Your complete resource for information relating to the Minnesota Vikings. Just wondering if the NFL has ever explored a more technologically advanced way of submitting draft picks, trades, or any other information during a critical decision making and negotiating session such as the NFL draft. I can't get the image of an assistant of some kind, sitting at a desk off stage somewhere, with all the lines lit up and scratching messages on a legal pad. He or she is talking on line two, while the guy from Baltimore is trying to notify the league of a completed deal with the Vikings on line five. Time runs out, and like little kids first noticing the ice cream truck pulling over to the curb, Jacksonville and Carolina run up and hand in their choices on an index card. And why is it that the Commissioner paused for countless seconds last year when Jerry Jones' Cowboys were supposedly completing a trade, disallowing the next team (the Vikings) to turn in their pick, and this year he couldn't wait for a damn phone call to go through, and seemingly waved all the next teams in line up to the podium?

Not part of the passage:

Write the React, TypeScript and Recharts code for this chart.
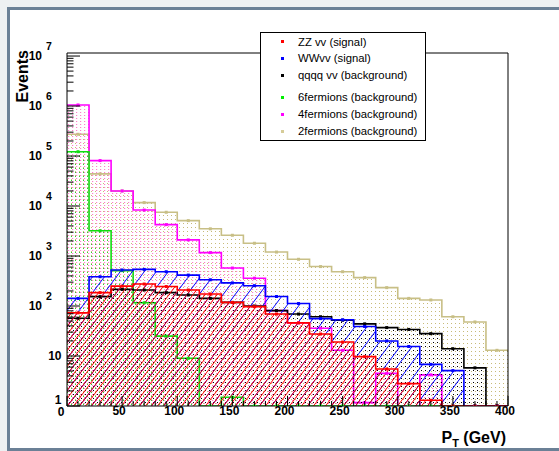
import React from 'react';
import { ComposedChart, Area, XAxis, YAxis, ReferenceArea } from 'recharts';

// ---- data (bin lower edges in GeV, bin width 20) ----
const binStarts = [0, 20, 40, 60, 80, 100, 120, 140, 160, 180, 200, 220, 240, 260, 280, 300, 320, 340, 360, 380];
const BIN_WIDTH = 20;

const zzSignal = [73, 185, 250, 275, 245, 209, 174, 118, 97, 69, 46, 27.5, 19, 9.7, 5.5, 2.8, 1.3, 0, 0, 0];
const wwSignal = [142, 385, 525, 540, 485, 415, 335, 290, 255, 155, 112, 56, 53, 39, 20, 15.5, 6.8, 5.1, 0, 0];
const qqqqBkg = [57, 154, 215, 209, 185, 166, 142, 118, 100, 81, 69, 61, 52, 44, 37, 34, 28, 14, 5.8, 0];
const sixFermions = [122000, 3200, 510, 116, 25, 9, 0, 1.5, 0, 0, 0, 0, 0, 0, 0, 0, 0, 0, 0, 0];
const fourFermions = [1050000, 81000, 20000, 8300, 4250, 2100, 1170, 575, 360, 81, 46, 36, 13, 1.17, 4.5, 0, 4.2, 0, 0, 0];
const twoFermions = [272000, 44000, 20000, 11700, 7500, 5100, 3500, 2600, 1800, 1200, 860, 615, 485, 370, 233, 142, 132, 61, 48, 13];

const xTicks = [0, 10, 20, 30, 40, 50, 60, 70, 80, 90, 100, 110, 120, 130, 140, 150, 160, 170, 180, 190, 200, 210, 220, 230, 240, 250, 260, 270, 280, 290, 300, 310, 320, 330, 340, 350, 360, 370, 380, 390, 400];
const yMajorTicks = [1, 10, 100, 1000, 10000, 100000, 1000000, 10000000];
const yMinorMultipliers = [2, 3, 4, 5, 6, 7, 8, 9];
const Y_MIN = 1;
const Y_MAX = 1.15e7;

type Series = { key: string; name: string; color: string; marker: string; fill: string; values: number[] };

// legend order
const series: Series[] = [
  { key: 'zz', name: 'ZZ vv (signal)', color: '#ff0000', marker: '#ff0000', fill: 'url(#hatchZZ)', values: zzSignal },
  { key: 'ww', name: 'WWvv (signal)', color: '#0000ff', marker: '#0000ff', fill: 'url(#hatchWW)', values: wwSignal },
  { key: 'qqqq', name: 'qqqq vv (background)', color: '#000000', marker: '#000000', fill: 'url(#dotsBlack)', values: qqqqBkg },
  { key: 'f6', name: '6fermions (background)', color: '#11dd11', marker: '#00ee00', fill: 'url(#dotsGreen)', values: sixFermions },
  { key: 'f4', name: '4fermions (background)', color: '#ff00ff', marker: '#ff00ff', fill: 'url(#dotsPink)', values: fourFermions },
  { key: 'f2', name: '2fermions (background)', color: '#c8bf86', marker: '#d6cc98', fill: 'url(#dotsTan)', values: twoFermions },
];

// build step table: a point at each bin edge and bin centre, plus closing edge
const chartData: any[] = [];
binStarts.forEach((start, i) => {
  [0, BIN_WIDTH / 2].forEach((off) => {
    const row: any = { x: start + off, center: off > 0 };
    series.forEach((s) => { row[s.key] = Math.max(s.values[i], Y_MIN); });
    chartData.push(row);
  });
});
{
  const last = binStarts.length - 1;
  const row: any = { x: binStarts[last] + BIN_WIDTH, center: false };
  series.forEach((s) => { row[s.key] = Math.max(s.values[last], Y_MIN); });
  chartData.push(row);
}

const yTicks: number[] = [];
yMajorTicks.forEach((m) => {
  yTicks.push(m);
  yMinorMultipliers.forEach((k) => { if (m * k < Y_MAX && m < 1e7) yTicks.push(m * k); });
});

const FONT = '"Liberation Sans", Arial, Helvetica, sans-serif';

const YTick = (props: any) => {
  const { x, y, payload } = props;
  const v = payload.value as number;
  const exp = Math.round(Math.log10(v));
  const major = Math.abs(v - Math.pow(10, exp)) < 1e-6 * v;
  const len = major ? 13 : 6.5;
  return (
    <g>
      <line x1={x} y1={y} x2={x + len} y2={y} stroke="#000" strokeWidth={1} />
      {major && exp <= 1 && (
        <text x={x - 5.5} y={exp === 0 ? y - 6 : y} dy="0.35em" textAnchor="end" fontFamily={FONT} fontWeight="bold" fontSize={12} fill="#000">
          {exp === 0 ? '1' : '10'}
        </text>
      )}
      {major && exp > 1 && (
        <g>
          <text x={x - 25} y={y} dy="0.35em" textAnchor="end" fontFamily={FONT} fontWeight="bold" fontSize={12} fill="#000">10</text>
          <text x={x - 21} y={y - 10} dy="0.35em" textAnchor="start" fontFamily={FONT} fontWeight="bold" fontSize={10.5} fill="#000">{exp}</text>
        </g>
      )}
    </g>
  );
};

const XTick = (props: any) => {
  const { x, y, payload } = props;
  const v = payload.value as number;
  const major = v % 50 === 0;
  const len = major ? 10 : 5;
  return (
    <g>
      <line x1={x} y1={y} x2={x} y2={y - len} stroke="#000" strokeWidth={1} />
      {major && (
        <text x={x + (v === 0 ? -6 : -3)} y={y + (v === 0 ? 6 : 5)} dy="0.35em" textAnchor="middle" fontFamily={FONT} fontWeight="bold" fontSize={12} fill="#000">
          {v}
        </text>
      )}
    </g>
  );
};

const makeDot = (color: string) => (p: any) => {
  const { cx, cy, payload, index } = p;
  if (!payload || !payload.center || cx == null || cy == null) return <g key={index} />;
  return <rect key={index} x={cx - 1.5} y={cy - 1.5} width={3} height={3} fill={color} />;
};

const drawOrder = [...series].reverse();

export default function App() {
  return (
    <div style={{ position: 'absolute', left: 0, top: 0, width: 559, height: 451, overflow: 'hidden', background: '#eef0f2' }}>
      <div style={{ position: 'absolute', left: 7, top: 7, width: 700, height: 444, boxSizing: 'border-box', border: '3px solid #6b8096', background: '#ffffff' }} />
      <svg width={0} height={0} style={{ position: 'absolute', left: 0, top: 0 }}>
        <defs>
          <pattern id="hatchZZ" patternUnits="userSpaceOnUse" width={6} height={8}>
            <path d="M0,8 L6,0 M-1,1.333 L1,-1.333 M5,9.333 L7,6.667" stroke="#ff0000" strokeWidth={1} />
          </pattern>
          <pattern id="hatchWW" patternUnits="userSpaceOnUse" width={12} height={16}>
            <path d="M0,16 L12,0 M-1,1.333 L1,-1.333 M11,17.333 L13,14.667" stroke="#0000ff" strokeWidth={1} />
          </pattern>
          <pattern id="dotsBlack" patternUnits="userSpaceOnUse" width={4} height={4}>
            <rect x={1} y={2} width={1} height={1} fill="#000000" />
          </pattern>
          <pattern id="dotsGreen" patternUnits="userSpaceOnUse" width={4} height={4}>
            <rect x={3} y={0} width={1} height={1} fill="#33cc33" />
          </pattern>
          <pattern id="dotsPink" patternUnits="userSpaceOnUse" width={4} height={3}>
            <rect x={0} y={1} width={1.2} height={1} fill="#ff80cc" />
          </pattern>
          <pattern id="dotsTan" patternUnits="userSpaceOnUse" width={4} height={4}>
            <rect x={3} y={3} width={1} height={1} fill="#c8bb78" />
          </pattern>
        </defs>
      </svg>
      <div style={{ position: 'absolute', left: 0, top: 0 }}>
        <ComposedChart width={559} height={451} data={chartData} margin={{ top: 53, right: 51, bottom: 25, left: 0 }}>
          <XAxis dataKey="x" type="number" domain={[0, 400]} ticks={xTicks} interval={0} tickSize={0} tickMargin={0}
            axisLine={false} tickLine={false} height={20} tick={XTick} allowDataOverflow />
          <YAxis type="number" scale="log" domain={[Y_MIN, Y_MAX]} ticks={yTicks} interval={0} tickSize={0} tickMargin={0}
            axisLine={false} tickLine={false} width={67} tick={YTick} allowDataOverflow />
          {drawOrder.map((s) => (
            <Area key={s.key} dataKey={s.key} name={s.name} type="stepAfter" baseValue={Y_MIN}
              stroke={s.color} strokeWidth={1.6} fill={s.fill} fillOpacity={1}
              dot={makeDot(s.color)} activeDot={false} isAnimationActive={false} />
          ))}
          <ReferenceArea x1={0} x2={400} y1={Y_MIN} y2={Y_MAX} fill="none" fillOpacity={0} stroke="#000" strokeWidth={1} />
        </ComposedChart>
      </div>
      <svg width={559} height={451} style={{ position: 'absolute', left: 0, top: 0, pointerEvents: 'none' }}>
        <text transform="translate(28,50) rotate(-90)" textAnchor="end" fontFamily={FONT} fontWeight="bold" fontSize={16} fill="#000">Events</text>
        <text x={506} y={443} textAnchor="end" fontFamily={FONT} fontWeight="bold" fontSize={16} fill="#000">
          P<tspan fontSize={11} dy={4}>T</tspan><tspan dy={-4}> (GeV)</tspan>
        </text>
      </svg>
      <div style={{ position: 'absolute', left: 260, top: 32, width: 166, height: 109, boxSizing: 'border-box', border: '1px solid #000', background: '#fff', fontFamily: FONT, fontSize: 11.3, color: '#000' }}>
        {series.map((s, i) => {
          const rowY = [8.7, 25.3, 42, 64.3, 81.3, 98][i];
          return (
            <div key={s.key}>
              <div style={{ position: 'absolute', left: 19.5, top: rowY - 1.5, width: 3, height: 3, background: s.marker }} />
              <div style={{ position: 'absolute', left: 37, top: rowY - 7, height: 14, lineHeight: '14px', whiteSpace: 'nowrap' }}>{s.name}</div>
            </div>
          );
        })}
      </div>
    </div>
  );
}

Whatever. We think the Vikings had an excellent draft. We also think that they have a little more planned for the next three months (another corner and/or receiever?), and that they are going to begin 2003 with a incredible starting lineup!
Also, although Kevin Williams' agent thinks that he deserves #7 money because the Vikings planned on drafting him at #7, can't the Vikings also claim that he deserves #10 money, 'cause that is what their ultimate intentions were? The fact is that he was picked #9, and that is what he deserves. "Would've", "could've", "should've" shouldn't matter!